▶ TASK: Repeat the material exactly, every line of it.

--- Start ENTRIES ---

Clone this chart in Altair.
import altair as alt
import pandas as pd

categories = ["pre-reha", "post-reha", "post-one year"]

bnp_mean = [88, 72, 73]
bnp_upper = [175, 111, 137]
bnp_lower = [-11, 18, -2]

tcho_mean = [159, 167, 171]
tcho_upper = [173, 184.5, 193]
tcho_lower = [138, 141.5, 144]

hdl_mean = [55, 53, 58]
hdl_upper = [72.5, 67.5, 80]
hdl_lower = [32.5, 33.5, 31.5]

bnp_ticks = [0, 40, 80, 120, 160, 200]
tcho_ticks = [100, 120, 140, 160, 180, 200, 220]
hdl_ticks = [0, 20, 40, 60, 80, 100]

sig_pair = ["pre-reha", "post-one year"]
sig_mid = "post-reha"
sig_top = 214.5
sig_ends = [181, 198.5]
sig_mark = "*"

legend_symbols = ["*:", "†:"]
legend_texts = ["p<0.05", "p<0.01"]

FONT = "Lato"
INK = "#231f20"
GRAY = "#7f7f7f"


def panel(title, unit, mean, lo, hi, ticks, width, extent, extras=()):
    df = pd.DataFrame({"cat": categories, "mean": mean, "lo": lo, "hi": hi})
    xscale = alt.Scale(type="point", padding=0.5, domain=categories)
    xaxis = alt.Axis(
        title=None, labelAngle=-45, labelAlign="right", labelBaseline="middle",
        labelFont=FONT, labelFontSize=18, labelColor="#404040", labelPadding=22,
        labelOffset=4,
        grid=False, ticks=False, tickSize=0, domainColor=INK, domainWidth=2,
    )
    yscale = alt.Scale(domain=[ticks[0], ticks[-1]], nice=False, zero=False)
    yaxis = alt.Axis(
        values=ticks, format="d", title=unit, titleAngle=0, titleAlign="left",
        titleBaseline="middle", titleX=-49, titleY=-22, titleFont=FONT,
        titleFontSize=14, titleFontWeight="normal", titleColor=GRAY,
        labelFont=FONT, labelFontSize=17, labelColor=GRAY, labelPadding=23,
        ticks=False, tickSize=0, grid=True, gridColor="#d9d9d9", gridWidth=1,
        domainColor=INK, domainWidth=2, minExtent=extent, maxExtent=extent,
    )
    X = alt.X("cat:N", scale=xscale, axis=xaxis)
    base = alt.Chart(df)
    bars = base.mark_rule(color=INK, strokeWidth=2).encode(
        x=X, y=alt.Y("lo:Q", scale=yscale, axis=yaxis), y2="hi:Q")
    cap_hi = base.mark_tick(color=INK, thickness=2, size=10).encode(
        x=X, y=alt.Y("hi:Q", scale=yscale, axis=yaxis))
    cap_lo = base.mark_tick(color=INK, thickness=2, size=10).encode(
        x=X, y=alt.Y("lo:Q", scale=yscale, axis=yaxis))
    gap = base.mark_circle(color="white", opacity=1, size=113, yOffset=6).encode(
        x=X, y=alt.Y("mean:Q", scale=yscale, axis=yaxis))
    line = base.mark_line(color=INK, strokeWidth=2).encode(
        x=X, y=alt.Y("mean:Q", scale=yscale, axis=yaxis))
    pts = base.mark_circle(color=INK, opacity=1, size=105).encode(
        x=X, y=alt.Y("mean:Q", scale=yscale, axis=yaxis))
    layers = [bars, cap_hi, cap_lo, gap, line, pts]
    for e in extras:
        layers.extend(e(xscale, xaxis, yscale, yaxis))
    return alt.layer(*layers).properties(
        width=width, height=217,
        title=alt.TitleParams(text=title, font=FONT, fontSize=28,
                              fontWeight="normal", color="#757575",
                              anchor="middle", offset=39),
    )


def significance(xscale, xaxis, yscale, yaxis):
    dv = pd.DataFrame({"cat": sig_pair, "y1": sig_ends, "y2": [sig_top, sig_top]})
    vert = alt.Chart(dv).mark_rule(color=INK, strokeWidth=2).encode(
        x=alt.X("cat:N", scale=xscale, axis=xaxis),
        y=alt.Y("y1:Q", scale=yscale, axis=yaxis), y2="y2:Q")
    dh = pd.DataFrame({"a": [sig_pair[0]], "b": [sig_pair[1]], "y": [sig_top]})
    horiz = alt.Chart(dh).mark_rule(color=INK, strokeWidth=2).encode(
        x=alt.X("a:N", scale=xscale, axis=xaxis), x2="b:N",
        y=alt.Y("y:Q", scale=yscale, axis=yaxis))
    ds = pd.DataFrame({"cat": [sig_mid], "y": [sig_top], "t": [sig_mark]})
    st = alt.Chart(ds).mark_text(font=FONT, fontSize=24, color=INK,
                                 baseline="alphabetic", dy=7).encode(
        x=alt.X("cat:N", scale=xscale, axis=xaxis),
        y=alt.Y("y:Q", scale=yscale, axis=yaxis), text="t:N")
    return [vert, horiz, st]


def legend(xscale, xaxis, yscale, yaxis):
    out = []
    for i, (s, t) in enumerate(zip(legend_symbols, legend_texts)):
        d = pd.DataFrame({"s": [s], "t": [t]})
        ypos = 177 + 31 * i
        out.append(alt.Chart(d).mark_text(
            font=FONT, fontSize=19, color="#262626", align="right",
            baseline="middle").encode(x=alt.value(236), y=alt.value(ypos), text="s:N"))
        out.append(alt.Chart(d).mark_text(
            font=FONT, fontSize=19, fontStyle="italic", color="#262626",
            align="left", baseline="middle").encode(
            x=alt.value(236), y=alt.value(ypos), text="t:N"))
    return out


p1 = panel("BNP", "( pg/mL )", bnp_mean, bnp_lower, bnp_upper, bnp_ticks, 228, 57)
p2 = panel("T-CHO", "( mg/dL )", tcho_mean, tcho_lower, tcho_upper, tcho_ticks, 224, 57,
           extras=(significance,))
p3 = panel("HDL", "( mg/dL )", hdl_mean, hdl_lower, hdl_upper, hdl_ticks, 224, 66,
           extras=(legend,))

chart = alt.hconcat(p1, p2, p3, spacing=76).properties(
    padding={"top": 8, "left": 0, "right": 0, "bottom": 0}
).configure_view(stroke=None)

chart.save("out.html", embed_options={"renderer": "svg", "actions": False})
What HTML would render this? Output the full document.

--- End ENTRIES ---

▶ EXERCISE SOLUTION:
Clone this chart in Altair.
import altair as alt
import pandas as pd

categories = ["pre-reha", "post-reha", "post-one year"]

bnp_mean = [88, 72, 73]
bnp_upper = [175, 111, 137]
bnp_lower = [-11, 18, -2]

tcho_mean = [159, 167, 171]
tcho_upper = [173, 184.5, 193]
tcho_lower = [138, 141.5, 144]

hdl_mean = [55, 53, 58]
hdl_upper = [72.5, 67.5, 80]
hdl_lower = [32.5, 33.5, 31.5]

bnp_ticks = [0, 40, 80, 120, 160, 200]
tcho_ticks = [100, 120, 140, 160, 180, 200, 220]
hdl_ticks = [0, 20, 40, 60, 80, 100]

sig_pair = ["pre-reha", "post-one year"]
sig_mid = "post-reha"
sig_top = 214.5
sig_ends = [181, 198.5]
sig_mark = "*"

legend_symbols = ["*:", "†:"]
legend_texts = ["p<0.05", "p<0.01"]

FONT = "Lato"
INK = "#231f20"
GRAY = "#7f7f7f"


def panel(title, unit, mean, lo, hi, ticks, width, extent, extras=()):
    df = pd.DataFrame({"cat": categories, "mean": mean, "lo": lo, "hi": hi})
    xscale = alt.Scale(type="point", padding=0.5, domain=categories)
    xaxis = alt.Axis(
        title=None, labelAngle=-45, labelAlign="right", labelBaseline="middle",
        labelFont=FONT, labelFontSize=18, labelColor="#404040", labelPadding=22,
        labelOffset=4,
        grid=False, ticks=False, tickSize=0, domainColor=INK, domainWidth=2,
    )
    yscale = alt.Scale(domain=[ticks[0], ticks[-1]], nice=False, zero=False)
    yaxis = alt.Axis(
        values=ticks, format="d", title=unit, titleAngle=0, titleAlign="left",
        titleBaseline="middle", titleX=-49, titleY=-22, titleFont=FONT,
        titleFontSize=14, titleFontWeight="normal", titleColor=GRAY,
        labelFont=FONT, labelFontSize=17, labelColor=GRAY, labelPadding=23,
        ticks=False, tickSize=0, grid=True, gridColor="#d9d9d9", gridWidth=1,
        domainColor=INK, domainWidth=2, minExtent=extent, maxExtent=extent,
    )
    X = alt.X("cat:N", scale=xscale, axis=xaxis)
    base = alt.Chart(df)
    bars = base.mark_rule(color=INK, strokeWidth=2).encode(
        x=X, y=alt.Y("lo:Q", scale=yscale, axis=yaxis), y2="hi:Q")
    cap_hi = base.mark_tick(color=INK, thickness=2, size=10).encode(
        x=X, y=alt.Y("hi:Q", scale=yscale, axis=yaxis))
    cap_lo = base.mark_tick(color=INK, thickness=2, size=10).encode(
        x=X, y=alt.Y("lo:Q", scale=yscale, axis=yaxis))
    gap = base.mark_circle(color="white", opacity=1, size=113, yOffset=6).encode(
        x=X, y=alt.Y("mean:Q", scale=yscale, axis=yaxis))
    line = base.mark_line(color=INK, strokeWidth=2).encode(
        x=X, y=alt.Y("mean:Q", scale=yscale, axis=yaxis))
    pts = base.mark_circle(color=INK, opacity=1, size=105).encode(
        x=X, y=alt.Y("mean:Q", scale=yscale, axis=yaxis))
    layers = [bars, cap_hi, cap_lo, gap, line, pts]
    for e in extras:
        layers.extend(e(xscale, xaxis, yscale, yaxis))
    return alt.layer(*layers).properties(
        width=width, height=217,
        title=alt.TitleParams(text=title, font=FONT, fontSize=28,
                              fontWeight="normal", color="#757575",
                              anchor="middle", offset=39),
    )


def significance(xscale, xaxis, yscale, yaxis):
    dv = pd.DataFrame({"cat": sig_pair, "y1": sig_ends, "y2": [sig_top, sig_top]})
    vert = alt.Chart(dv).mark_rule(color=INK, strokeWidth=2).encode(
        x=alt.X("cat:N", scale=xscale, axis=xaxis),
        y=alt.Y("y1:Q", scale=yscale, axis=yaxis), y2="y2:Q")
    dh = pd.DataFrame({"a": [sig_pair[0]], "b": [sig_pair[1]], "y": [sig_top]})
    horiz = alt.Chart(dh).mark_rule(color=INK, strokeWidth=2).encode(
        x=alt.X("a:N", scale=xscale, axis=xaxis), x2="b:N",
        y=alt.Y("y:Q", scale=yscale, axis=yaxis))
    ds = pd.DataFrame({"cat": [sig_mid], "y": [sig_top], "t": [sig_mark]})
    st = alt.Chart(ds).mark_text(font=FONT, fontSize=24, color=INK,
                                 baseline="alphabetic", dy=7).encode(
        x=alt.X("cat:N", scale=xscale, axis=xaxis),
        y=alt.Y("y:Q", scale=yscale, axis=yaxis), text="t:N")
    return [vert, horiz, st]


def legend(xscale, xaxis, yscale, yaxis):
    out = []
    for i, (s, t) in enumerate(zip(legend_symbols, legend_texts)):
        d = pd.DataFrame({"s": [s], "t": [t]})
        ypos = 177 + 31 * i
        out.append(alt.Chart(d).mark_text(
            font=FONT, fontSize=19, color="#262626", align="right",
            baseline="middle").encode(x=alt.value(236), y=alt.value(ypos), text="s:N"))
        out.append(alt.Chart(d).mark_text(
            font=FONT, fontSize=19, fontStyle="italic", color="#262626",
            align="left", baseline="middle").encode(
            x=alt.value(236), y=alt.value(ypos), text="t:N"))
    return out


p1 = panel("BNP", "( pg/mL )", bnp_mean, bnp_lower, bnp_upper, bnp_ticks, 228, 57)
p2 = panel("T-CHO", "( mg/dL )", tcho_mean, tcho_lower, tcho_upper, tcho_ticks, 224, 57,
           extras=(significance,))
p3 = panel("HDL", "( mg/dL )", hdl_mean, hdl_lower, hdl_upper, hdl_ticks, 224, 66,
           extras=(legend,))

chart = alt.hconcat(p1, p2, p3, spacing=76).properties(
    padding={"top": 8, "left": 0, "right": 0, "bottom": 0}
).configure_view(stroke=None)

chart.save("out.html", embed_options={"renderer": "svg", "actions": False})
What HTML would render this? Output the full document.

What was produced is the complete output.